Surprised, given recent political events, to hear a committee exists to advise the Prime Minister on Ethics and promote the Seven Principles of Public Life: Selflessness, Integrity, Objectivity, Accountability, Openness, Honesty and Leadership. I’d urge committee members to book an appointment with the current incumbent.


Wearing flimsy shoes, I take the scenic route over Arthur’s Seat, slip and fall, slip and fall and arrive at my mother’s flat soaked through and covered in mud. Waiting for my clothes, bag and shoes to dry, I spend the day in a pair of my mother’s flesh coloured knickers (which came up to my armpits) and a pair of 1970s beige corduroy flares.


It’s hard to admit, but for years my childhood has been on display in the Museum of London. Telephones in Scotland’s National Museum give me flashbacks. My mother’s wardrobes are filled with Margot Leadbetter outfits. Sadly, moths have been having a field day so we won’t, when the time comes, be donating her clothes to the V&A.

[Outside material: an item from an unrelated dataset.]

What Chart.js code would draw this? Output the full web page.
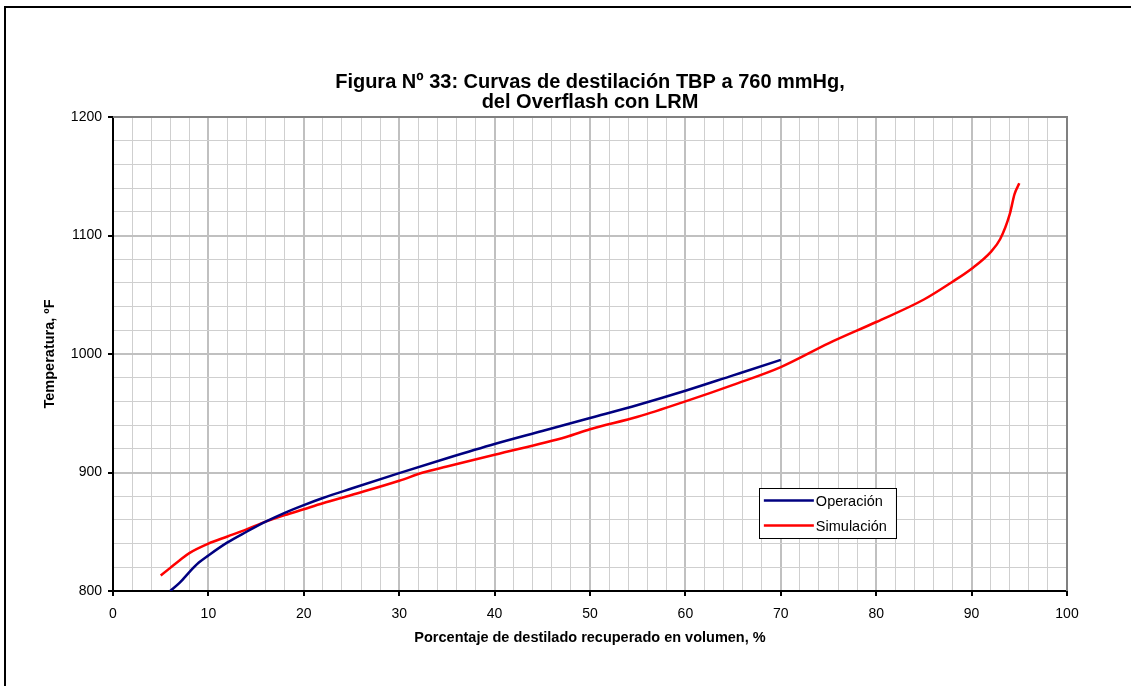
<!DOCTYPE html>
<html>
<head>
<meta charset="utf-8">
<script src="https://cdn.jsdelivr.net/npm/chart.js@4.4.1/dist/chart.umd.min.js"></script>
<style>
  html, body { margin: 0; padding: 0; background: #fff; }
  #wrap { width: 1131px; height: 686px; position: relative; }
</style>
</head>
<body>
<div id="wrap"><canvas id="chart" width="1131" height="686"></canvas></div>
<script>
// Curva de operación
const opX = [6, 7, 8, 9, 10, 12, 14, 16, 18, 20, 22, 25, 30, 35, 40, 45, 50, 55, 60, 65, 70];
const opY = [800, 807, 816, 824, 830, 841, 850, 858.5, 866, 872.5, 878.5, 886.5, 899.5, 912, 924, 935, 946, 957, 969, 982, 995];

// Curva de simulación
const simX = [5, 6, 7, 8, 10, 12, 14, 16, 18, 20, 22, 25, 30, 32.5, 35, 40, 47.5, 50, 55, 60, 65, 70, 75, 80, 85, 88, 90, 92, 93, 94, 94.5, 95];
const simY = [813, 819.5, 826, 832, 840, 846, 852, 858.5, 864, 869, 874, 881, 893, 900, 905, 915, 930, 936.5, 947, 960, 974, 989, 1009, 1027, 1046, 1061, 1072, 1086, 1097, 1118, 1135, 1144];

const seriesNames = ['Operación', 'Simulación'];
const titleLines = ['Figura Nº 33: Curvas de destilación TBP a 760 mmHg,', 'del Overflash con LRM'];
const xTitle = 'Porcentaje de destilado recuperado en volumen, %';
const yTitle = 'Temperatura, ºF';

const FONT = 'Arial, "Liberation Sans", sans-serif';

function toPoints(xs, ys) {
    return xs.map((x, i) => ({ x: x, y: ys[i] }));
}

const extras = {
    id: 'extras',
    afterDraw(chart) {
        const ctx = chart.ctx;
        const a = chart.chartArea;
        const sx = chart.scales.x, sy = chart.scales.y;
        ctx.save();

        // plot frame (top / right)
        ctx.strokeStyle = '#808080';
        ctx.lineWidth = 2;
        ctx.beginPath();
        ctx.moveTo(a.left, a.top);
        ctx.lineTo(a.right, a.top);
        ctx.lineTo(a.right, a.bottom);
        ctx.stroke();

        // outer black frame
        ctx.strokeStyle = '#000';
        ctx.lineWidth = 2;
        ctx.beginPath();
        ctx.moveTo(5, 700);
        ctx.lineTo(5, 7);
        ctx.lineTo(1200, 7);
        ctx.stroke();

        // legend box
        const lx = sx.getPixelForValue(67.7), rx = sx.getPixelForValue(82.05);
        const ty = sy.getPixelForValue(886.9), by = sy.getPixelForValue(844.7);
        ctx.fillStyle = '#fff';
        ctx.fillRect(lx, ty, rx - lx, by - ty);
        ctx.strokeStyle = '#000';
        ctx.lineWidth = 1;
        ctx.strokeRect(Math.round(lx) + 0.5, Math.round(ty) + 0.5, Math.round(rx - lx), Math.round(by - ty));
        ctx.font = '14.5px ' + FONT;
        ctx.textBaseline = 'middle';
        chart.data.datasets.forEach((ds, i) => {
            const yy = ty + 12.5 + i * 25;
            ctx.strokeStyle = ds.borderColor;
            ctx.lineWidth = 2.5;
            ctx.beginPath();
            ctx.moveTo(lx + 5, yy);
            ctx.lineTo(lx + 55, yy);
            ctx.stroke();
            ctx.fillStyle = '#000';
            ctx.fillText(ds.label, lx + 57, yy + 1);
        });
        ctx.restore();
    }
};

const isMajorX = v => Math.abs(v % 10) < 1e-6;
const isMajorY = v => Math.abs(v % 100) < 1e-6;

new Chart(document.getElementById('chart').getContext('2d'), {
    type: 'line',
    data: {
        datasets: [
            { label: seriesNames[0], data: toPoints(opX, opY), borderColor: '#000080', borderWidth: 2.5, pointRadius: 0, cubicInterpolationMode: 'monotone', fill: false },
            { label: seriesNames[1], data: toPoints(simX, simY), borderColor: '#ff0000', borderWidth: 2.5, pointRadius: 0, cubicInterpolationMode: 'monotone', fill: false }
        ]
    },
    options: {
        responsive: false,
        animation: false,
        layout: { padding: { left: 41, right: 64, top: 0, bottom: 36 } },
        plugins: {
            legend: { display: false },
            tooltip: { enabled: false },
            title: {
                display: true,
                fullSize: false,
                text: titleLines,
                color: '#000',
                font: { family: FONT, size: 20, weight: 'bold', lineHeight: 1.0 },
                padding: { top: 72, bottom: 5 }
            }
        },
        scales: {
            x: {
                type: 'linear',
                min: 0, max: 100,
                afterFit: s => { s.height = 59; },
                ticks: {
                    stepSize: 2, autoSkip: false, maxRotation: 0, padding: 10,
                    color: '#000', font: { family: FONT, size: 14 },
                    callback: v => isMajorX(v) ? v : ''
                },
                grid: {
                    color: c => isMajorX(c.tick.value) ? '#c0c0c0' : '#cfcfcf',
                    lineWidth: c => isMajorX(c.tick.value) ? 2 : 1,
                    tickColor: c => isMajorX(c.tick.value) ? '#000' : 'rgba(0,0,0,0)',
                    tickLength: 5, tickWidth: 2
                },
                border: { color: '#000', width: 2 },
                title: { display: true, text: xTitle, color: '#000', font: { family: FONT, size: 14.5, weight: 'bold' }, padding: { top: 4, bottom: 3 } }
            },
            y: {
                min: 800, max: 1200,
                afterFit: s => { s.width = 72; },
                ticks: {
                    stepSize: 20, autoSkip: false, padding: 6,
                    color: '#000', font: { family: FONT, size: 14 },
                    callback: v => isMajorY(v) ? v : ''
                },
                grid: {
                    color: c => isMajorY(c.tick.value) ? '#c0c0c0' : '#cfcfcf',
                    lineWidth: c => isMajorY(c.tick.value) ? 2 : 1,
                    tickColor: c => isMajorY(c.tick.value) ? '#000' : 'rgba(0,0,0,0)',
                    tickLength: 5, tickWidth: 2
                },
                border: { color: '#000', width: 2 },
                title: { display: true, text: yTitle, color: '#000', font: { family: FONT, size: 14.5, weight: 'bold' }, padding: { top: 0, bottom: 6 } }
            }
        }
    },
    plugins: [extras]
});
</script>
</body>
</html>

A legacy perhaps of growing up during the war, she throws nothing away.  The flat is cluttered, chaotic. Neatly I fold hundreds of plastic bags, find cheese on the floor by the front door, chocolate I gave her years ago.  Dementia adds to the muddle. Shopping, she buys more of what she already has in abundance.


In France we try to eat local, in-season organic produce bought at local markets.  Year-round in the UK, supermarkets uniformly sell plastic-wrapped produce with a large carbon footprint. It appears to have been cloned, uniform in shape, size and colour.  Broccoli comes from Spain, where they use a lot of pesticides. Why is there no British broccoli? 


I’m at a table with people, who, heads bowed, are thanking their “Father” for the food they’re about to eat.  The food they are about to eat has large carbon footprints, is contributing to climate change and, because of modern farming practices, helping bring about the extinction of species, eco-systems and local economies.


Which leads me to wonder what the world’s 2.5 + billion Christians feel about the current state of the heavens, earth and all God’s living things.  Republican Tim Walberg says: “As a Christian, I believe that there is a creator in God who is much bigger than us, and I’m confident that, if there’s a real problem, he can take care of it.”